OBJECTIVE
From the listing below, extract each entry exactly as written, minus the images.

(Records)
--

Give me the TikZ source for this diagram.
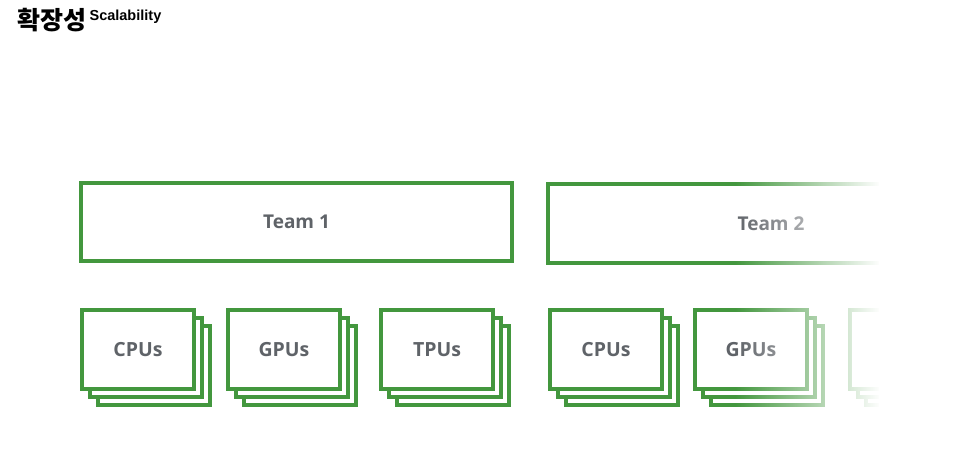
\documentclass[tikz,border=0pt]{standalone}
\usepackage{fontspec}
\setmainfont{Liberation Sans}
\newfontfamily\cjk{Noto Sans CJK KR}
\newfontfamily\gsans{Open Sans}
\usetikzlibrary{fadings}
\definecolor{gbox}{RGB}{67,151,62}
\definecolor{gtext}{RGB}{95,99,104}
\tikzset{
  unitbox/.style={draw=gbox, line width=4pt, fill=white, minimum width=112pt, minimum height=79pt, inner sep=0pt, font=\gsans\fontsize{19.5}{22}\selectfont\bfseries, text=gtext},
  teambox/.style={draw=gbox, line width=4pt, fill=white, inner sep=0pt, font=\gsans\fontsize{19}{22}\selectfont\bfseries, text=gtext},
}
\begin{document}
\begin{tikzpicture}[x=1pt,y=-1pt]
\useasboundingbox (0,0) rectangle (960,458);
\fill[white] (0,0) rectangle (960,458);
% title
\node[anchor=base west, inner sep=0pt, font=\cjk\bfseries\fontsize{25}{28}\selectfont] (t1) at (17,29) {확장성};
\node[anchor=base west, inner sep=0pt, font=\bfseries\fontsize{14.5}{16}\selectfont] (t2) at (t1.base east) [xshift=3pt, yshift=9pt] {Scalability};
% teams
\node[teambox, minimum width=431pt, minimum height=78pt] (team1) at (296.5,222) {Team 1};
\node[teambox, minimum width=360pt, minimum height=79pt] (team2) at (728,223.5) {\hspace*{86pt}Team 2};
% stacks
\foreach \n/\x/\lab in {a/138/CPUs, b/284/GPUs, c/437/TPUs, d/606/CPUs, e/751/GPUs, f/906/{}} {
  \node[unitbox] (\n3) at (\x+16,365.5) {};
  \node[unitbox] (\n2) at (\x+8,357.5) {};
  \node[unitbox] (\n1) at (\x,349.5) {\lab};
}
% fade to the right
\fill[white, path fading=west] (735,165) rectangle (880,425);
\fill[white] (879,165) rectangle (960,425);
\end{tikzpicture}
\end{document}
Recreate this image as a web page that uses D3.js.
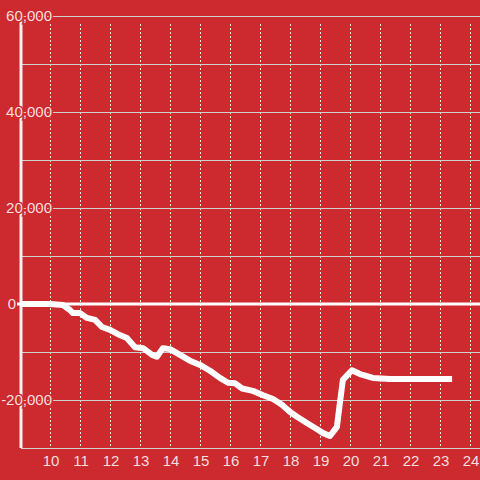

--

RESULT BELOW
Give me the TikZ source for this diagram.
\documentclass[tikz,border=0pt]{standalone}
\usepackage{fontspec}
\setmainfont{Liberation Sans}
\newfontfamily\cjk{Noto Sans CJK KR}
\newfontfamily\gsans{Open Sans}
\usetikzlibrary{fadings}
\definecolor{gbox}{RGB}{67,151,62}
\definecolor{gtext}{RGB}{95,99,104}
\tikzset{
  unitbox/.style={draw=gbox, line width=4pt, fill=white, minimum width=112pt, minimum height=79pt, inner sep=0pt, font=\gsans\fontsize{19.5}{22}\selectfont\bfseries, text=gtext},
  teambox/.style={draw=gbox, line width=4pt, fill=white, inner sep=0pt, font=\gsans\fontsize{19}{22}\selectfont\bfseries, text=gtext},
}
\begin{document}
\begin{tikzpicture}[x=1pt,y=-1pt]
\useasboundingbox (0,0) rectangle (960,458);
\fill[white] (0,0) rectangle (960,458);
% title
\node[anchor=base west, inner sep=0pt, font=\cjk\bfseries\fontsize{25}{28}\selectfont] (t1) at (17,29) {확장성};
\node[anchor=base west, inner sep=0pt, font=\bfseries\fontsize{14.5}{16}\selectfont] (t2) at (t1.base east) [xshift=3pt, yshift=9pt] {Scalability};
% teams
\node[teambox, minimum width=431pt, minimum height=78pt] (team1) at (296.5,222) {Team 1};
\node[teambox, minimum width=360pt, minimum height=79pt] (team2) at (728,223.5) {\hspace*{86pt}Team 2};
% stacks
\foreach \n/\x/\lab in {a/138/CPUs, b/284/GPUs, c/437/TPUs, d/606/CPUs, e/751/GPUs, f/906/{}} {
  \node[unitbox] (\n3) at (\x+16,365.5) {};
  \node[unitbox] (\n2) at (\x+8,357.5) {};
  \node[unitbox] (\n1) at (\x,349.5) {\lab};
}
% fade to the right
\fill[white, path fading=west] (735,165) rectangle (880,425);
\fill[white] (879,165) rectangle (960,425);
\end{tikzpicture}
\end{document}
Recreate this image as a web page that uses D3.js.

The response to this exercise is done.